Магдалэна говорила очень медленно, с трудом шевеля бледными губами. Слова ее звучали немного торжественно и, видно, давно уже сложились у нее в голове готовыми фразами.
Аляна почувствовала, как глаза наливаются горячими слезами жалости.
— Мама, но ты же видишь, теперь ведь все по-другому, и у нас все будет хорошо… — быстро заговорила она, торопливо обнимая мать.
— Этого я не знаю. Я ничего тебе не могу сказать про жизнь, которая будет. Это уже не для меня. Я тебе только сказала про жизнь, которую знаю. Тут я не ошибаюсь… Ну, ну, укладывайся… — Она суховато поцеловала дочь в щеку, что делала очень редко, и подала ей аккуратно сложенную сторублевку.
— У тебя теперь семья… Запомни: человек должен откладывать на черный день. Я даю тебе, чтоб ты начала. Смотри, мужу ничего не говори. Слышишь?.. Твой отец тоже не знает про эти деньги. Мне нелегко было их собрать.
Когда мать вышла, Аляна долго стояла с бумажкой в руках. Не взять было невозможно, она это понимала. Наконец она вздохнула и, завернув деньги в чулки, подсунула под белье в чемодан.
До отхода поезда оставалось меньше часа, когда к дому подъехал на грузовике Степан. Аляна с матерью уже ждали, стоя на крыльце, а старый мастер топтался около них, потирая в волнении руки и растерянно улыбаясь.
Степан на ходу выскочил из кабины, держа под мышкой большую коробку пастилы, которой решил запастись на дорогу, схватил чемодан и бегом потащил его укладывать в кузов, потом со страхом глянул на часы, подбежал, запыхавшись, обратно к крыльцу, приглаживая взъерошенные в спешке волосы, и объявил, что спешить некуда, все в порядке, времени остался целый вагон.
Старый мастер, потянув Степана за лацкан пиджака, стеснительно чмокнул его в щеку, уколов небритой щетиной.
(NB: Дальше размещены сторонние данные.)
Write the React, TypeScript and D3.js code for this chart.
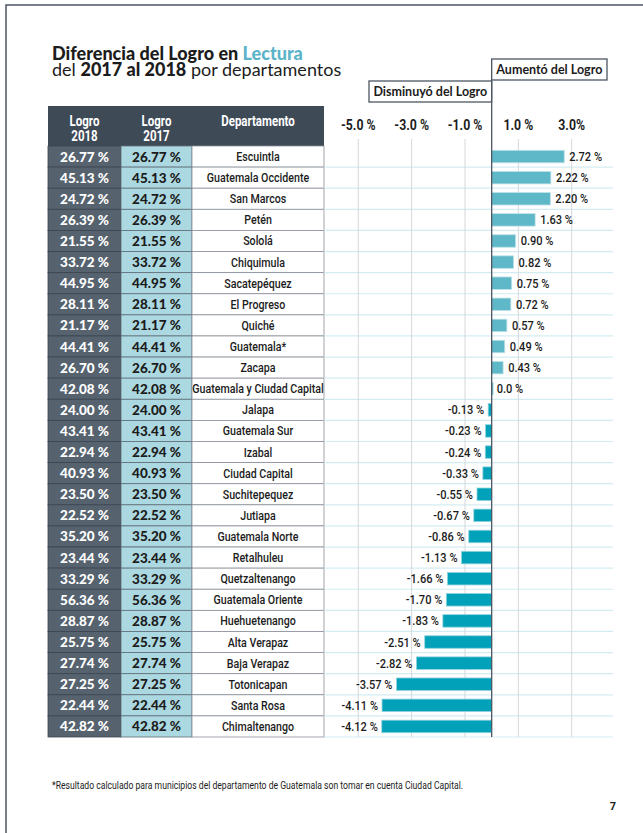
import React, { useEffect, useRef } from 'react';
import * as d3 from 'd3';

// Departments, top to bottom
const departamentos = [
  'Escuintla', 'Guatemala Occidente', 'San Marcos', 'Petén', 'Sololá', 'Chiquimula',
  'Sacatepéquez', 'El Progreso', 'Quiché', 'Guatemala*', 'Zacapa',
  'Guatemala y Ciudad Capital', 'Jalapa', 'Guatemala Sur', 'Izabal', 'Ciudad Capital',
  'Suchitepequez', 'Jutiapa', 'Guatemala Norte', 'Retalhuleu', 'Quetzaltenango',
  'Guatemala Oriente', 'Huehuetenango', 'Alta Verapaz', 'Baja Verapaz', 'Totonicapan',
  'Santa Rosa', 'Chimaltenango',
];

const logro2018 = [
  26.77, 45.13, 24.72, 26.39, 21.55, 33.72, 44.95, 28.11, 21.17, 44.41, 26.70,
  42.08, 24.00, 43.41, 22.94, 40.93, 23.50, 22.52, 35.20, 23.44, 33.29,
  56.36, 28.87, 25.75, 27.74, 27.25, 22.44, 42.82,
];

const logro2017 = [
  26.77, 45.13, 24.72, 26.39, 21.55, 33.72, 44.95, 28.11, 21.17, 44.41, 26.70,
  42.08, 24.00, 43.41, 22.94, 40.93, 23.50, 22.52, 35.20, 23.44, 33.29,
  56.36, 28.87, 25.75, 27.74, 27.25, 22.44, 42.82,
];

const diferencia = [
  2.72, 2.22, 2.20, 1.63, 0.90, 0.82, 0.75, 0.72, 0.57, 0.49, 0.43,
  0.0, -0.13, -0.23, -0.24, -0.33, -0.55, -0.67, -0.86, -1.13, -1.66,
  -1.70, -1.83, -2.51, -2.82, -3.57, -4.11, -4.12,
];

const tickValues = [-5, -3, -1, 1, 3];
const tickLabels = ['-5.0 %', '-3.0 %', '-1.0 %', '1.0 %', '3.0%'];

const App = () => {
  const ref = useRef<SVGSVGElement | null>(null);

  useEffect(() => {
    const svg = d3.select(ref.current);
    svg.selectAll('*').remove();

    const sans = 'Lato, "Open Sans", sans-serif';
    // no condensed face installed, so squeeze Roboto horizontally
    const narrow = 'Roboto, "Noto Sans", sans-serif';
    const squeeze = 0.82;
    const dark = '#3f4a57';

    const data = departamentos.map((d, i) => ({
      dep: d,
      l18: logro2018[i],
      l17: logro2017[i],
      dif: diferencia[i],
    }));

    // Page frame (top and left edge)
    svg.append('path')
      .attr('d', 'M6,833 V5 H643')
      .attr('fill', 'none')
      .attr('stroke', '#4c5662')
      .attr('stroke-width', 1.5);

    // Title, written as consecutive pieces placed after each other
    const writeLine = (parts: { s: string; bold: boolean; color: string }[], ty: number) => {
      let cx = 52;
      parts.forEach(p => {
        const t = svg.append('text')
          .attr('x', cx).attr('y', ty)
          .style('font-family', sans).style('font-size', '18px')
          .style('font-weight', p.bold ? 900 : 400)
          .style('white-space', 'pre')
          .attr('fill', p.color)
          .text(p.s);
        cx += (t.node() as SVGTextElement).getComputedTextLength();
      });
    };
    writeLine([
      { s: 'Diferencia del Logro en\u00a0', bold: true, color: '#1c1c1c' },
      { s: 'Lectura', bold: true, color: '#5ab4c9' },
    ], 60);
    writeLine([
      { s: 'del\u00a0', bold: false, color: '#1c1c1c' },
      { s: '2017 al 2018', bold: true, color: '#1c1c1c' },
      { s: '\u00a0por departamentos', bold: false, color: '#1c1c1c' },
    ], 76);

    // Layout
    const top = 146;
    const bottom = 737;
    const cols = [48, 121, 192, 324];
    const chartRight = 613;

    const y = d3.scaleBand()
      .domain(departamentos)
      .range([top, bottom]);

    const x = d3.scaleLinear()
      .domain([-5, 3])
      .range([358.3, 571.7]);

    // Table header
    svg.append('rect')
      .attr('x', cols[0]).attr('y', 106)
      .attr('width', cols[3] - cols[0]).attr('height', top - 106)
      .attr('fill', dark);

    const headers = [['Logro', '2018'], ['Logro', '2017'], ['Departamento']];
    headers.forEach((lines, i) => {
      const cx = (cols[i] + cols[i + 1]) / 2;
      lines.forEach((s, j) => {
        const ty = 126 + j * 15;
        svg.append('text')
          .attr('transform', `translate(${cx},${ty}) scale(${squeeze},1)`)
          .attr('text-anchor', 'middle')
          .style('font-family', narrow).style('font-size', '14px')
          .style('font-weight', 700).attr('fill', 'white')
          .text(s);
      });
    });

    // Table cells
    const row = svg.append('g').selectAll('g.row')
      .data(data)
      .enter()
      .append('g')
      .attr('class', 'row')
      .attr('transform', d => `translate(0, ${y(d.dep)})`);

    row.append('rect')
      .attr('x', cols[0]).attr('width', cols[1] - cols[0])
      .attr('height', y.bandwidth())
      .attr('fill', '#56636f').attr('stroke', '#3a4450').attr('stroke-width', 0.8);
    row.append('rect')
      .attr('x', cols[1]).attr('width', cols[2] - cols[1])
      .attr('height', y.bandwidth())
      .attr('fill', '#acd9e1').attr('stroke', '#5f6d79').attr('stroke-width', 0.8);
    row.append('rect')
      .attr('x', cols[2]).attr('width', cols[3] - cols[2])
      .attr('height', y.bandwidth())
      .attr('fill', 'white').attr('stroke', '#8a9099').attr('stroke-width', 0.8);

    row.append('text')
      .attr('x', (cols[0] + cols[1]) / 2).attr('y', y.bandwidth() / 2 + 5)
      .attr('text-anchor', 'middle')
      .style('font-family', sans).style('font-size', '13.5px').style('font-weight', 900)
      .attr('fill', 'white')
      .text(d => `${d.l18.toFixed(2)} %`);
    row.append('text')
      .attr('x', (cols[1] + cols[2]) / 2).attr('y', y.bandwidth() / 2 + 5)
      .attr('text-anchor', 'middle')
      .style('font-family', sans).style('font-size', '13.5px').style('font-weight', 900)
      .attr('fill', '#1c1c1c')
      .text(d => `${d.l17.toFixed(2)} %`);
    row.append('text')
      .attr('transform', `translate(${(cols[2] + cols[3]) / 2},${y.bandwidth() / 2 + 4.5}) scale(${squeeze},1)`)
      .attr('text-anchor', 'middle')
      .style('font-family', narrow).style('font-size', '13px').style('font-weight', 500)
      .attr('fill', '#1c1c1c')
      .text(d => d.dep);

    // Chart row separators
    const edges = departamentos.map(d => y(d) as number).concat([bottom]);
    svg.append('g').selectAll('line')
      .data(edges.slice(1))
      .enter()
      .append('line')
      .attr('x1', cols[3]).attr('x2', chartRight)
      .attr('y1', d => d).attr('y2', d => d)
      .attr('stroke', '#d3ecf1').attr('stroke-width', 1.2);

    // Vertical gridlines
    svg.append('g').selectAll('line')
      .data(tickValues)
      .enter()
      .append('line')
      .attr('x1', d => x(d)).attr('x2', d => x(d))
      .attr('y1', 139).attr('y2', bottom)
      .attr('stroke', '#d4d7dc').attr('stroke-width', 1);

    // Tick labels
    svg.append('g').selectAll('text')
      .data(tickValues)
      .enter()
      .append('text')
      .attr('transform', d => `translate(${x(d)},130) scale(${squeeze},1)`)
      .attr('text-anchor', 'middle')
      .style('font-family', narrow).style('font-size', '15px').style('font-weight', 700)
      .attr('fill', '#1c1c1c')
      .text((d, i) => tickLabels[i]);

    // Bars
    const barH = 12.5;
    svg.append('g').selectAll('rect')
      .data(data)
      .enter()
      .append('rect')
      .attr('x', d => x(Math.min(0, d.dif)))
      .attr('y', d => (y(d.dep) as number) + (y.bandwidth() - barH) / 2)
      .attr('width', d => Math.max(1.5, Math.abs(x(d.dif) - x(0))))
      .attr('height', barH)
      .attr('fill', d => (d.dif >= 0 ? '#5fb8c7' : '#00a1b9'))
      .attr('stroke', d => (d.dif >= 0 ? '#bfe3ea' : '#8fd3de'))
      .attr('stroke-width', 0.8);

    // Value labels
    svg.append('g').selectAll('text')
      .data(data)
      .enter()
      .append('text')
      .attr('transform', d => {
        const tx = d.dif >= 0 ? x(d.dif) + 5 : x(d.dif) - 4;
        const ty = (y(d.dep) as number) + y.bandwidth() / 2 + 4.5;
        return `translate(${tx},${ty}) scale(${squeeze},1)`;
      })
      .attr('text-anchor', d => (d.dif >= 0 ? 'start' : 'end'))
      .style('font-family', narrow).style('font-size', '13.5px').style('font-weight', 500)
      .attr('fill', '#1c1c1c')
      .text(d => (d.dif === 0 ? '0.0 %' : `${d.dif.toFixed(2)} %`));

    // Zero line
    svg.append('line')
      .attr('x1', x(0)).attr('x2', x(0))
      .attr('y1', 59).attr('y2', bottom)
      .attr('stroke', '#4c5662').attr('stroke-width', 1.3);

    // Legend boxes
    const boxes = [
      { label: 'Aumentó del Logro', x0: x(0), x1: 607, y0: 59, y1: 80 },
      { label: 'Disminuyó del Logro', x0: 369, x1: x(0), y0: 81, y1: 102 },
    ];
    boxes.forEach(b => {
      svg.append('rect')
        .attr('x', b.x0).attr('y', b.y0)
        .attr('width', b.x1 - b.x0).attr('height', b.y1 - b.y0)
        .attr('fill', 'white').attr('stroke', '#4c5662').attr('stroke-width', 1.3);
      svg.append('text')
        .attr('x', (b.x0 + b.x1) / 2).attr('y', b.y1 - 6.5)
        .attr('text-anchor', 'middle')
        .style('font-family', sans).style('font-size', '12.5px').style('font-weight', 700)
        .attr('fill', '#1c1c1c')
        .text(b.label);
    });

    // Footnote and page number
    svg.append('text')
      .attr('x', 52).attr('y', 789)
      .attr('textLength', 411).attr('lengthAdjust', 'spacingAndGlyphs')
      .style('font-family', narrow).style('font-size', '11px')
      .attr('fill', '#1c1c1c')
      .text('*Resultado calculado para municipios del departamento de Guatemala son tomar en cuenta Ciudad Capital.');

    svg.append('text')
      .attr('x', 613).attr('y', 810)
      .attr('text-anchor', 'middle')
      .style('font-family', narrow).style('font-size', '11px').style('font-weight', 700)
      .attr('fill', '#1c1c1c')
      .text('7');
  }, []);

  return (
    <svg
      ref={ref}
      width={643}
      height={833}
      style={{ position: 'absolute', left: 0, top: 0, background: 'white' }}
    />
  );
};

export default App;
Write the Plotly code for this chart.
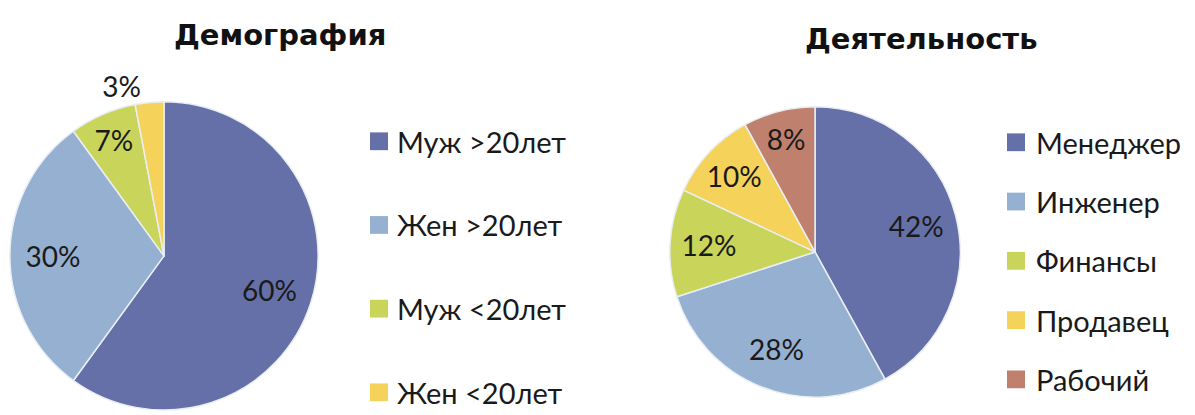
import plotly.graph_objects as go

W, H = 1195, 415
FONT = "Lato"
TITLE_FONT = "DejaVu Sans"

demo_title = "Демография"
demo_labels = ["Муж >20лет", "Жен >20лет", "Муж <20лет", "Жен <20лет"]
demo_values = [60, 30, 7, 3]
demo_colors = ["#6570A8", "#96B0D2", "#C8D45A", "#F5D25A"]
demo_textpos = ["inside", "inside", "inside", "outside"]

act_title = "Деятельность"
act_labels = ["Менеджер", "Инженер", "Финансы", "Продавец", "Рабочий"]
act_values = [42, 28, 12, 10, 8]
act_colors = ["#6570A8", "#96B0D2", "#C8D45A", "#F5D25A", "#C0806E"]
act_textpos = ["inside"] * 5


def fx(v):
    return v / W


def fy(v):
    return min(1.0, max(0.0, 1 - v / H))


fig = go.Figure()


def add_pie(labels, values, colors, textpos, x0, x1, ytop, ybot):
    dom = dict(x=[fx(x0), fx(x1)], y=[fy(ybot), fy(ytop)])
    # filled pie with borders
    fig.add_trace(go.Pie(
        labels=labels, values=values, sort=False, direction="clockwise", rotation=0,
        marker=dict(colors=colors, line=dict(color="#E9EEF4", width=1.5)),
        textinfo="none", domain=dom, showlegend=False, hoverinfo="label+percent",
    ))
    # transparent ring on top carrying the percentage labels
    fig.add_trace(go.Pie(
        labels=labels, values=values, sort=False, direction="clockwise", rotation=0, hole=0.44,
        marker=dict(colors=["rgba(0,0,0,0)"] * len(values), line=dict(width=0)),
        texttemplate="%{percent:.0%}", textposition=textpos,
        insidetextorientation="horizontal",
        textfont=dict(size=28, color="#1A1A1A", family=FONT),
        domain=dom, showlegend=False, hoverinfo="skip",
    ))


add_pie(demo_labels, demo_values, demo_colors, demo_textpos, 8, 320, 103, 415)
add_pie(act_labels, act_values, act_colors, act_textpos, 668, 962, 108, 402)

annotations = []
shapes = []


def add_title(text, xc, yc, size):
    annotations.append(dict(text=f"<b>{text}</b>", x=fx(xc), y=fy(yc), xref="paper", yref="paper",
                            xanchor="center", yanchor="middle", showarrow=False,
                            font=dict(size=size, color="#111111", family=TITLE_FONT)))


def add_legend(labels, colors, sq_x, text_x, y_first, step, sq=18, size=29):
    for i, (lab, col) in enumerate(zip(labels, colors)):
        yc = y_first + i * step
        shapes.append(dict(type="rect", xref="paper", yref="paper",
                           x0=fx(sq_x), x1=fx(sq_x + sq), y0=fy(yc + sq / 2), y1=fy(yc - sq / 2),
                           fillcolor=col, line=dict(width=0)))
        annotations.append(dict(text=lab, x=fx(text_x), y=fy(yc), xref="paper", yref="paper",
                                xanchor="left", yanchor="middle", showarrow=False,
                                font=dict(size=size, color="#1A1A1A", family=FONT)))


add_title(demo_title, 280, 35, 29)
add_title(act_title, 921, 39, 29)
add_legend(demo_labels, demo_colors, 370, 395, 143, 84.7)
add_legend(act_labels, act_colors, 1007, 1034, 144, 60)

fig.update_layout(
    width=W, height=H, margin=dict(l=0, r=0, t=0, b=0),
    paper_bgcolor="white", plot_bgcolor="white",
    annotations=annotations, shapes=shapes,
    uniformtext=dict(minsize=28, mode="show"),
    font=dict(family=FONT),
)

fig.write_html("out.html", config={"displayModeBar": False},
               post_script="document.body.style.margin='0';")
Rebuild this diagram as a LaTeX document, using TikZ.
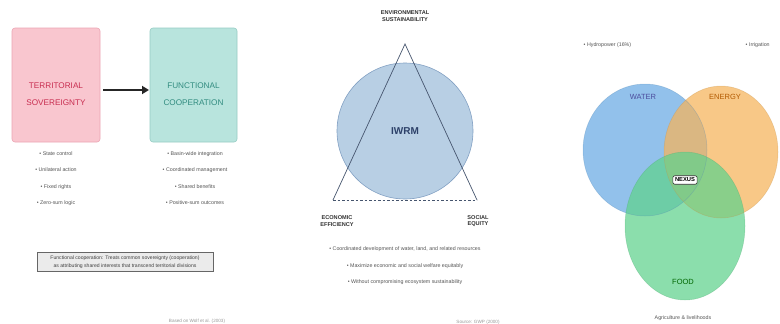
\documentclass[tikz,border=0pt]{standalone}
\usepackage{fontspec}
\setmainfont{Liberation Sans}
\usetikzlibrary{arrows.meta}
\definecolor{pinkfill}{RGB}{249,198,207}
\definecolor{pinkdraw}{RGB}{236,165,180}
\definecolor{pinktext}{RGB}{200,45,80}
\definecolor{tealfill}{RGB}{184,228,221}
\definecolor{tealdraw}{RGB}{150,205,196}
\definecolor{tealtext}{RGB}{50,140,128}
\definecolor{listgray}{RGB}{85,85,85}
\definecolor{iwrmfill}{RGB}{184,207,228}
\definecolor{iwrmdraw}{RGB}{130,160,195}
\definecolor{iwrmtext}{RGB}{45,65,105}
\definecolor{tridraw}{RGB}{70,85,110}
\definecolor{wblue}{RGB}{105,170,228}
\definecolor{eorange}{RGB}{246,180,90}
\definecolor{fgreen}{RGB}{95,210,140}
\begin{document}
\begin{tikzpicture}[x={(1pt,0)},y={(0,-1pt)},
  box/.style={draw, rounded corners=3pt, line width=0.6pt},
  boxtext/.style={font=\fontsize{8.2}{9}\selectfont, align=center},
  item/.style={font=\fontsize{5.3}{6}\selectfont, text=listgray, inner sep=0.5pt},
  credit/.style={font=\fontsize{4.6}{5}\selectfont, text=gray!80, inner sep=0pt},
  cornerlab/.style={font=\bfseries\fontsize{5.6}{6.4}\selectfont, text=black!80, align=center, inner sep=0pt},
  venn/.style={fill opacity=0.72, draw opacity=0.9, line width=0.5pt},
  vlab/.style={font=\fontsize{7.5}{8}\selectfont, inner sep=0pt}]
\useasboundingbox[fill=white] (0,0) rectangle (780,324);

% ---------- Panel 1 ----------
\node[box, fill=pinkfill, draw=pinkdraw, minimum width=88pt, minimum height=114pt] (ts) at (56,85) {};
\node[boxtext, text=pinktext] (tst) at (56,94) {TERRITORIAL\\[8pt]SOVEREIGNTY};
\node[box, fill=tealfill, draw=tealdraw, minimum width=87pt, minimum height=114pt] (fc) at (193.5,85) {};
\node[boxtext, text=tealtext] (fct) at (193.5,94) {FUNCTIONAL\\[8pt]COOPERATION};
\coordinate (a1) at (103,90);
\coordinate (a2) at (149,90);
\draw[-{Triangle[length=7pt,width=8pt]}, line width=2.8pt, black!85] (a1) -- (a2);

\node[item] (l1) at (56,154) {• State control};
\node[item] (l2) at (56,170) {• Unilateral action};
\node[item] (l3) at (56,187) {• Fixed rights};
\node[item] (l4) at (56,203) {• Zero-sum logic};
\node[item] (r1) at (195,154) {• Basin-wide integration};
\node[item] (r2) at (195,170) {• Coordinated management};
\node[item] (r3) at (195,187) {• Shared benefits};
\node[item] (r4) at (195,203) {• Positive-sum outcomes};

\node[draw=black!60, fill=black!8, line width=0.5pt, minimum width=176pt, minimum height=19pt, inner sep=1pt] (note) at (125,262) {};
\node[font=\fontsize{5.1}{8}\selectfont, text=black!75, align=center] (notet) at (125,262) {Functional cooperation: Treats common sovereignty (cooperation)\\as attributing shared interests that transcend territorial divisions};
\node[credit] (c1) at (197,321) {Based on Wolf et al. (2003)};

% ---------- Panel 2 ----------
\node[circle, draw=iwrmdraw, fill=iwrmfill, line width=0.6pt, minimum size=136pt, inner sep=0pt] (circ) at (405,131) {};
\coordinate (ta) at (405,44);
\coordinate (tl) at (333,200);
\coordinate (tr) at (477,200);
\draw[tridraw, line width=0.7pt] (tl) -- (ta) -- (tr);
\draw[tridraw, line width=0.7pt, dashed, dash pattern=on 2.5pt off 2pt] (tl) -- (tr);
\node[font=\bfseries\fontsize{10}{11}\selectfont, text=iwrmtext] (iwrm) at (405,131) {IWRM};
\node[cornerlab] (env) at (405,16) {ENVIRONMENTAL\\SUSTAINABILITY};
\node[cornerlab] (eco) at (337,221) {ECONOMIC\\EFFICIENCY};
\node[cornerlab] (soc) at (478,221) {SOCIAL\\EQUITY};
\node[item] (m1) at (405,249) {• Coordinated development of water, land, and related resources};
\node[item] (m2) at (405,266) {• Maximize economic and social welfare equitably};
\node[item] (m3) at (405,282) {• Without compromising ecosystem sustainability};
\node[credit] (c2) at (478,322) {Source: GWP (2000)};

% ---------- Panel 3 ----------
\fill[wblue, venn] (645,150) ellipse [x radius=62, y radius=66];
\fill[eorange, venn] (721,152) ellipse [x radius=57, y radius=66];
\fill[fgreen, venn] (685,226) ellipse [x radius=60, y radius=74];
\draw[wblue!80!black, draw opacity=0.35, line width=0.5pt] (645,150) ellipse [x radius=62, y radius=66];
\draw[eorange!80!black, draw opacity=0.35, line width=0.5pt] (721,152) ellipse [x radius=57, y radius=66];
\draw[fgreen!80!black, draw opacity=0.35, line width=0.5pt] (685,226) ellipse [x radius=60, y radius=74];
\node[vlab, text=blue!45!black!70] (water) at (643,97) {WATER};
\node[vlab, text=orange!70!black] (energy) at (725,97) {ENERGY};
\node[vlab, text=green!40!black] (food) at (683,282) {FOOD};
\node[draw=black!80, fill=white, rounded corners=2pt, line width=0.6pt, font=\bfseries\fontsize{5.8}{6}\selectfont, inner sep=2.2pt] (nexus) at (685,180) {NEXUS};
\node[item, anchor=west] (h1) at (583,45) {• Hydropower (16\%)};
\node[item, anchor=west] (h2) at (745,45) {• Irrigation};
\node[item] (h3) at (683,318) {Agriculture \& livelihoods};
\end{tikzpicture}
\end{document}
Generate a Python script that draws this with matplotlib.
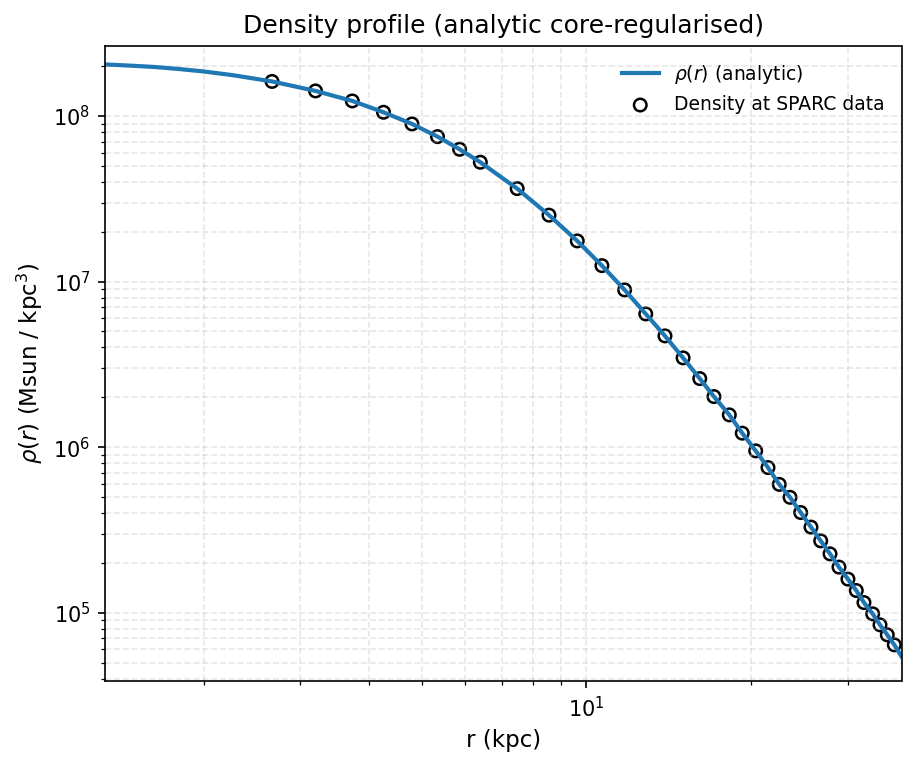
import matplotlib
matplotlib.use("Agg")
import matplotlib.pyplot as plt
import numpy as np

# Radii of SPARC data points (kpc) and density (Msun/kpc^3)
r_data = [2.666, 3.201, 3.736, 4.260, 4.802, 5.346, 5.866, 6.400, 7.473, 8.542,
          9.620, 10.67, 11.74, 12.83, 13.91, 15.01, 16.10, 17.09, 18.23, 19.25,
          20.37, 21.45, 22.49, 23.53, 24.61, 25.70, 26.77, 27.84, 28.91, 30.02,
          31.09, 32.11, 33.31, 34.35, 35.42, 36.48]
rho_data = [1.618e8, 1.418e8, 1.234e8, 1.054e8, 8.96e7, 7.51e7, 6.30e7, 5.26e7, 3.645e7, 2.52e7,
            1.761e7, 1.249e7, 8.91e6, 6.38e6, 4.70e6, 3.462e6, 2.596e6, 2.021e6, 1.567e6, 1.215e6,
            9.50e5, 7.53e5, 5.96e5, 4.98e5, 4.03e5, 3.29e5, 2.718e5, 2.268e5, 1.886e5, 1.596e5,
            1.362e5, 1.152e5, 9.85e4, 8.45e4, 7.35e4, 6.40e4]

# Analytic curve
r_inner = [1.321, 1.46, 1.619, 1.80, 1.997, 2.265]
rho_inner = [2.050e8, 2.018e8, 1.981e8, 1.924e8, 1.860e8, 1.764e8]
r_outer = [37.6]
rho_outer = [5.44e4]
r_curve = r_inner + r_data + r_outer
rho_curve = rho_inner + rho_data + rho_outer

fig = plt.figure(figsize=(917 / 150, 767 / 150), dpi=150)
ax = fig.add_axes([105 / 917, 1 - 681 / 767, (901.5 - 105) / 917, (681 - 45.7) / 767])

ax.plot(r_curve, rho_curve, color="#1f77b4", lw=2, label=r"$\rho(r)$ (analytic)")
ax.scatter(r_data, rho_data, s=36, facecolors="none", edgecolors="black",
           linewidths=1.2, label="Density at SPARC data")

ax.set_xscale("log")
ax.set_yscale("log")
ax.set_xlim(1.321, 37.6)
ax.set_ylim(3.87e4, 2.66e8)

ax.grid(True, which="both", ls="--", alpha=0.3)
ax.set_title("Density profile (analytic core-regularised)", fontsize=12)
ax.set_xlabel("r (kpc)", fontsize=11)
ax.set_ylabel(r"$\rho(r)$ (Msun / kpc$^3$)", fontsize=11)
ax.legend(loc="upper right", frameon=False, fontsize=9)

fig.savefig("out.png", dpi=150)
Магдалэна холодными губами притронулась к его лбу. Аляна поцеловала родителей и села в кабину. Жукаускас, приоткрыв дверцу, сунулся в кабину и торопливо зашептал:
— Я все мечтал тебе подарочек, да лучше ты сама… — Он вытащил из кармана руку, в которой уже давно была зажата тоненькая пачка денег, и неловко стал ее совать Аляне в карман. — Ты смотри, маме не проговорись… Я ведь знаешь как? Понемножку от получки отщипывал… — и, второпях уронив деньги прямо на пол кабины, захлопнул дверь.
И вот все, чего так боялась Аляна, осталось позади: никто не заболел, грузовик не свалился по дороге в канаву, расписание поездов не изменилось, часы в доме не отстали на два часа, и они не опоздали на поезд. И даже получили билеты и, держась за руки, сидели теперь в полупустом вагоне и смотрели в окно.
Ланкай, родители, прежняя жизнь — все осталось где-то так далеко, что, похоже, будто вовсе этого никогда не было. Было только одно: они двое, вместе, в поезде, бегущем в неизвестную даль.
Губы у них были белые от сахарной пудры — с пастилы. Глаза не отрывались от окна, за которым медленно выплывали навстречу деревья леса. Потом земля волнистой линией уходила вниз, под откос. Поезд с каким-то новым шумом пробегал через повисший в высоте мостик, а за ним открывались просторы холмистых полей с мельницами, машущими крыльями…
— …А на этой мельнице? — спрашивала Аляна.